From civil rights to Ferguson, Franchise reveals the untold history of how fast food became one of the greatest generators of black wealth in America.

Dr. Marcia Chatelain is the Provost’s Distinguished Associate Professor of History and African American Studies at Georgetown University. Previously, Dr. Chatelain was a Reach for Excellence Assistant Professor of Honors and African American Studies at the University of Oklahoma in Norman.  A scholar, speaker, and strategist, Dr. Chatelain is also a co-host of the podcast, “The Waves,” on Slate, and author of South Side Girls: Growing Up in the Great Migration.

Dr. Marion Nestle is Paulette Goddard Professor, of Nutrition, Food Studies, and Public Health, Emerita, at New York University, which she chaired from 1988-2003 and from which she officially retired in September 2017.  She is also a Visiting Professor of Nutritional Sciences at Cornell.  She earned a Ph.D. in molecular biology and an M.P.H. in public health nutrition from the University of California, Berkeley, and has been awarded honorary degrees from Transylvania University in Kentucky (2012) and from the City University of New York’s Macaulay Honors College (2016).

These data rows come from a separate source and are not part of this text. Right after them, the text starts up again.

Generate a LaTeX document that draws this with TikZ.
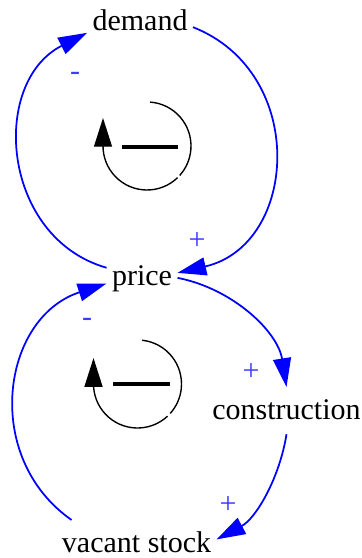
\documentclass[tikz,border=0pt]{standalone}
\usepackage{fontspec}
\setmainfont{Liberation Serif}
\usepackage{tikz}
\usetikzlibrary{arrows.meta}
\usepackage{xcolor}
\definecolor{cldblue}{RGB}{0,0,255}
\definecolor{cldsign}{RGB}{60,60,255}

\begin{document}
\begin{tikzpicture}[x=0.4pt, y=0.4pt,
    var/.style={inner xsep=2pt, inner ysep=3.5pt, text height=9.5pt, text depth=2pt, font=\fontsize{12}{14}\selectfont},
    link/.style={-{Triangle[length=11.5pt, width=7.2pt]}, cldblue, line width=0.7pt},
    sgn/.style={cldsign, inner sep=0pt, font=\fontsize{12}{14}\selectfont},
    loopline/.style={line width=0.55pt},
    looptip/.style={-{Triangle[length=11.5pt, width=7.2pt]}, line width=0.55pt},
    bar/.style={line width=1.3pt}
]
\useasboundingbox (0,0) rectangle (361,-558);

% === Variables ===
\node[var] (demand) at (140,-21.6) {demand};
\node[var] (price) at (142,-276.6) {price};
\node[var] (constr) at (286.5,-410.6) {construction};
\node[var] (vacant) at (136.5,-543.6) {vacant stock};

% === Upper loop: price <-> demand ===
\draw[link] (price.166) to[out=164, in=207, looseness=1.19] (demand.192);
\draw[link] (demand.-6) to[out=-21.5, in=13, looseness=1.29] (price.6);
\node[sgn] (sgnPD) at (75,-76) {-};
\node[sgn] (sgnDP) at (197,-241) {+};

% === Lower loop: price -> construction -> vacant stock -> price ===
\draw[link] (price.-2) to[out=-11, in=99, looseness=0.93] (constr.north);
\draw[link] (constr.south) to[out=-99, in=28, looseness=0.9] (vacant.3);
\draw[link] (vacant.160) to[out=145, in=198, looseness=1.18] (price.191);
\node[sgn] (sgnPC) at (251,-372) {+};
\node[sgn] (sgnCV) at (228,-505) {+};
\node[sgn] (sgnVP) at (87,-322) {-};

% === Loop markers ===
\coordinate (loopA) at (147,-146);
\draw[loopline] (loopA) ++(86:44) arc[start angle=86, end angle=-42, radius=44];
\draw[looptip] (loopA) ++(-46:44) arc[start angle=-46, end angle=-180, radius=44] -- ++(0,28);
\draw[bar] (loopA) ++(-25,-1) -- ++(56,0);

\coordinate (loopB) at (137.5,-384);
\draw[loopline] (loopB) ++(84:44) arc[start angle=84, end angle=-42, radius=44];
\draw[looptip] (loopB) ++(-47:44) arc[start angle=-47, end angle=-180, radius=44] -- ++(0,26);
\draw[bar] (loopB) ++(-24.5,0) -- ++(57,0);

\end{tikzpicture}
\end{document}
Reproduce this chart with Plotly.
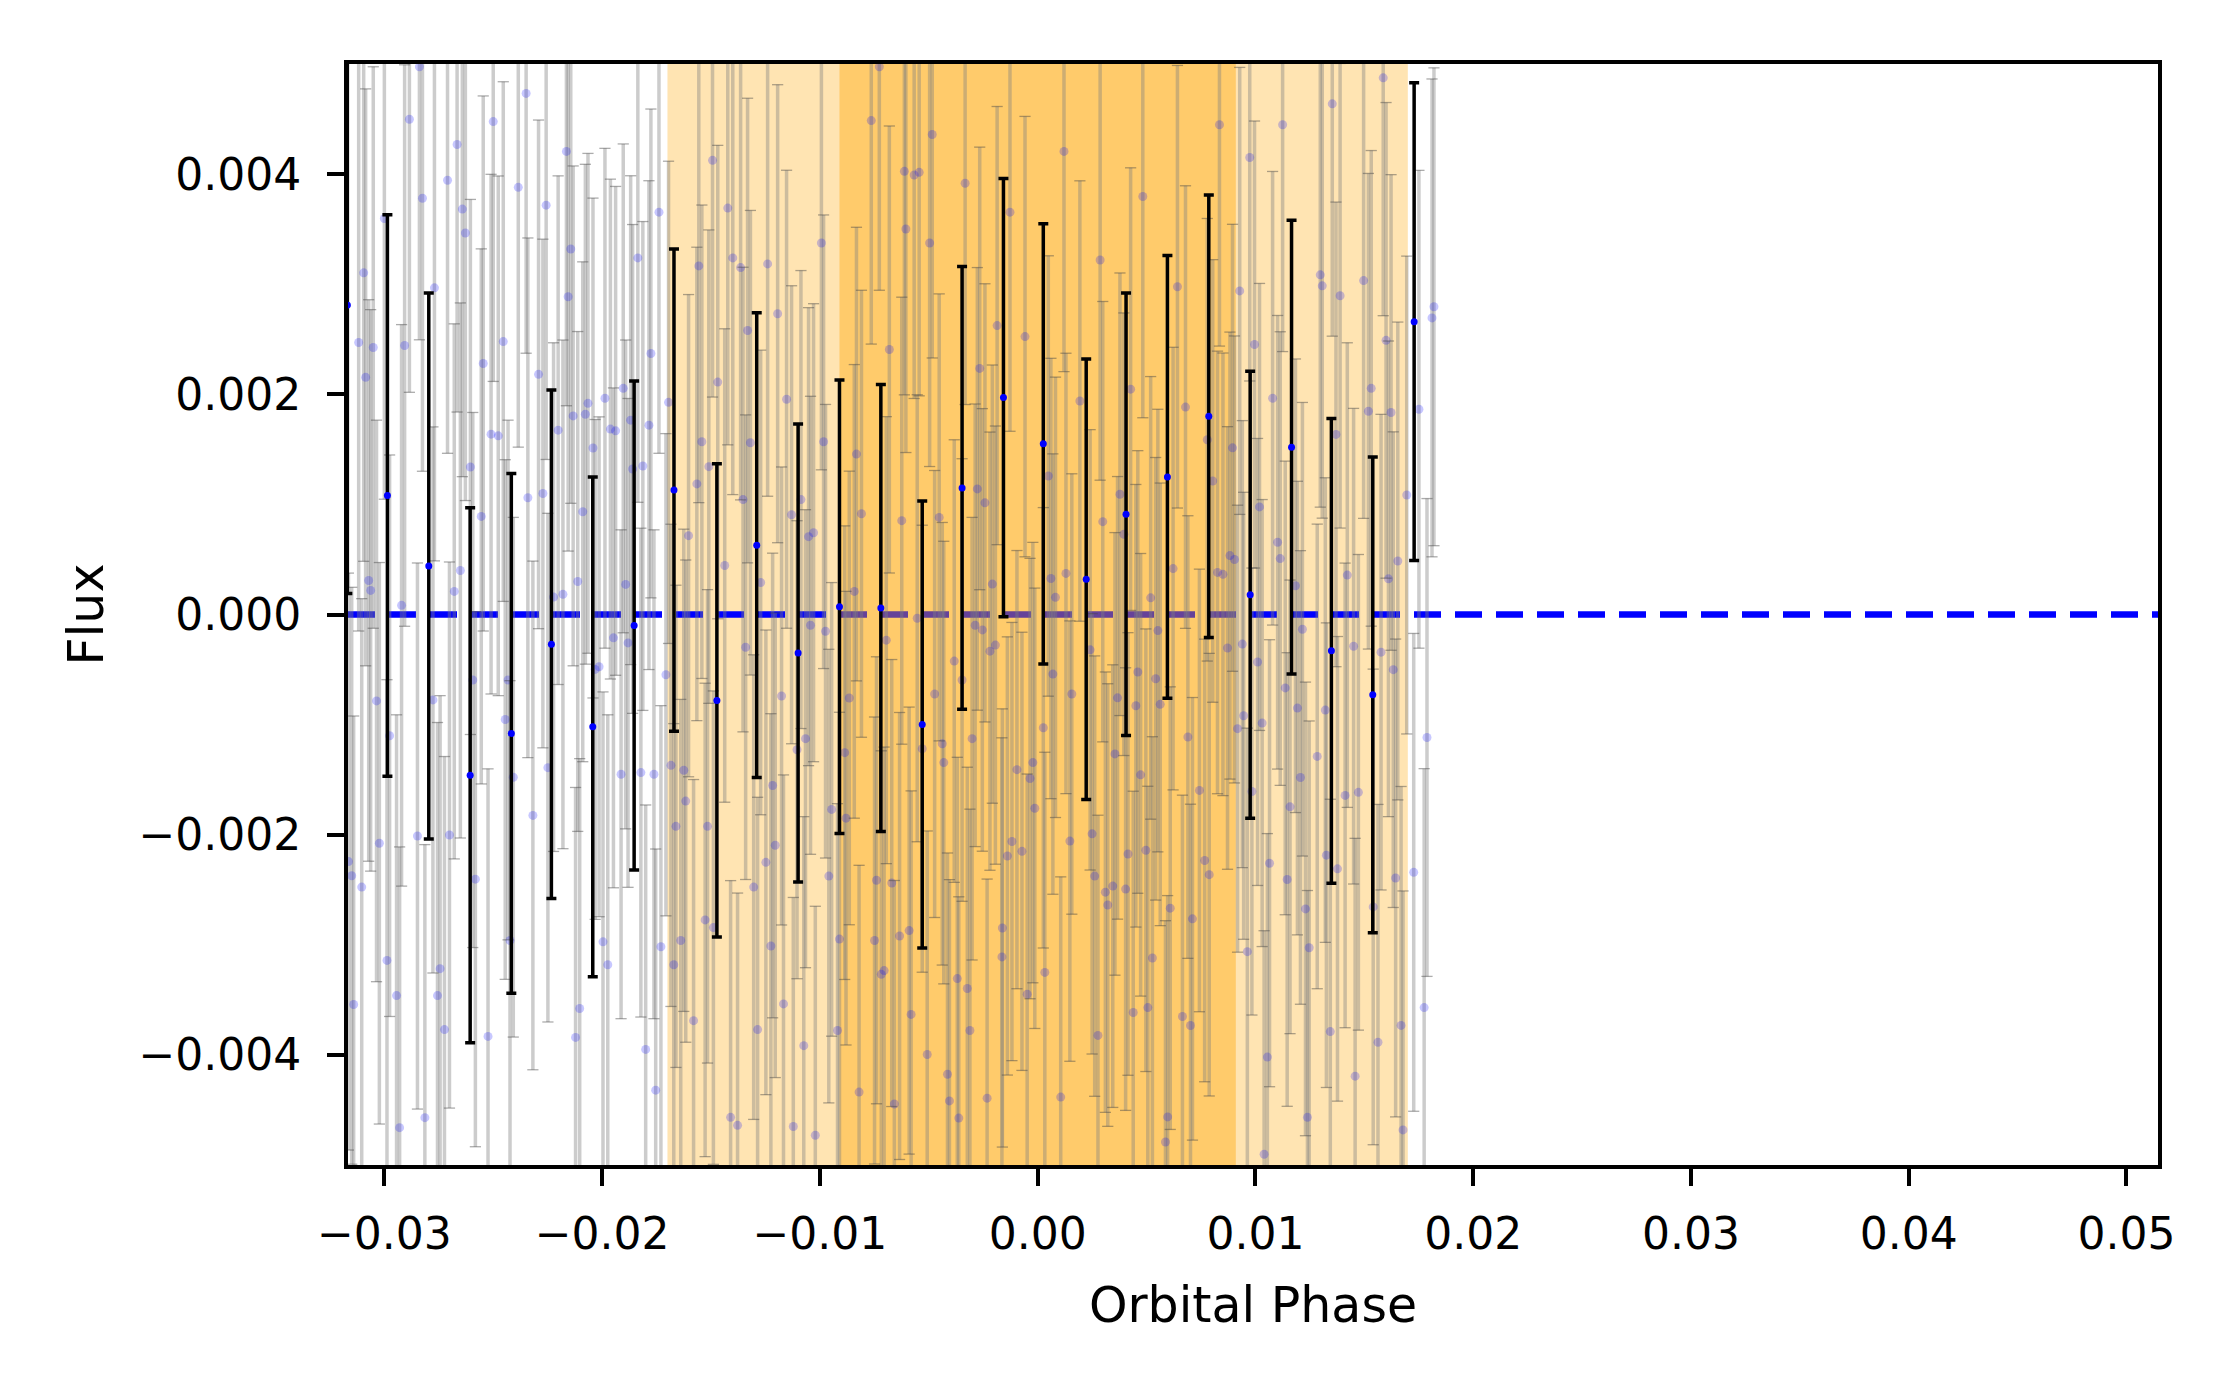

Dr. Mireya Loza an Assistant Professor in Food Studies at New York University. Her areas of research include Latino history, social movements, migration, food studies and labor history. Her book, Defiant Braceros: How Migrant Workers Fought for Racial, Sexual, and Political Freedom (2016), examines the Bracero Program and how guest workers negotiated the intricacies of indigeneity, intimacy, and transnational organizing. Loza worked with the NMAH on the Bracero History Project, which produced the Bracero History Archive and the traveling exhibition, “Bittersweet Harvest: The Bracero Program, 1942–1964.”